Vou mais longe: tente falar de liberdade, de alegria, de paz, de família, de filhos, enquanto segura (ou é segurado por) esse inocente copo de cerveja! Você não está lutando contra a substância álcool; isso é criancice! Você está lutando contra principados e potestades que se infiltram no centro de decisão, no comando superior de sua vida, seu coração, e sabotam sua vontade, para que ela conspire contra tudo o que você mais ama. Jovem, o álcool, quando idolatricamente obedecido, é antimatéria familiar! Seu mentor destrói, hoje, a família que você pretende ter no futuro.

Concluindo, e de volta a Efésios: preciso perguntar que estratagemas o diabo está armando para minar sua família — existente ou futura — e a igreja, com os solitários e soturnos “lanchinhos” da madrugada na TV, na Internet, no cinema?

Bem, leitor, eu preciso me perguntar, a esta altura, o que alimenta o meu coração. Será “leite e mel” ou ração para cachorro; “bozo” espiritual, que eu vou comer na mão do meu adestrador, nas regiões celestiais? E, impotente, ouvi-lo ordenar: Seat!

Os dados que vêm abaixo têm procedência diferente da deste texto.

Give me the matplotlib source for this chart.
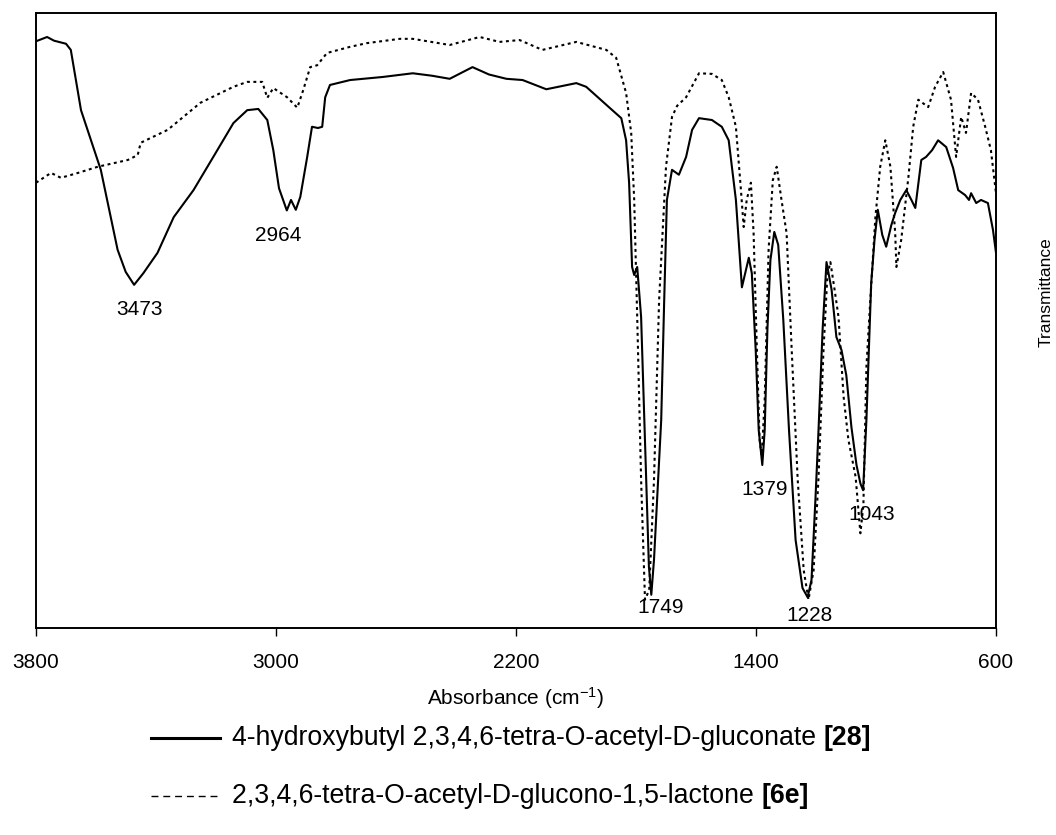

É tempo de decisão, como propõe o autor de Hebreus. Ouça, Hoje, o que Deus nos propõe, por intermédio de Isaías:

Por que gastais o dinheiro naquilo que não é pão: e o vosso suor naquilo que não satisfaz? Ouvi-me atentamente, comei o que é bom, e vos deleitareis com finos manjares. Inclinai os vossos ouvidos, e vinde a mim; ouvi, e a vossa alma viverá; porque convosco farei uma aliança perpétua, que consiste nas fiéis misericórdias prometidas a Davi. (Is 55:2,3)

Você pode estar se dizendo: por que dirigir uma mensagem dessas a crentes? muitos dos quais pastores ou líderes em suas igrejas? E eu me lembro de uma propaganda que lia no bonde, quando criança. Um texto complicado, que eu só vim a entender depois de grande. Dizia assim: “Veja, ilustre passageiro, que belo tipo faceiro se senta ao seu lado. No entanto, acredite, quase morreu de bronquite, salvou-o o rum creosotado”. Você olha para o lado e não imagina o que está passando seu irmão. Ele também não faz idéia de suas dores e fraquezas.

Nunca sabemos bem a quem nos dirigimos, quando apresentamos uma mensagem tão pouco usual. Mas Deus sabe. Tenha ele misericórdia de nós, indistintamente. Em especial, do mais necessitado de todos: eu.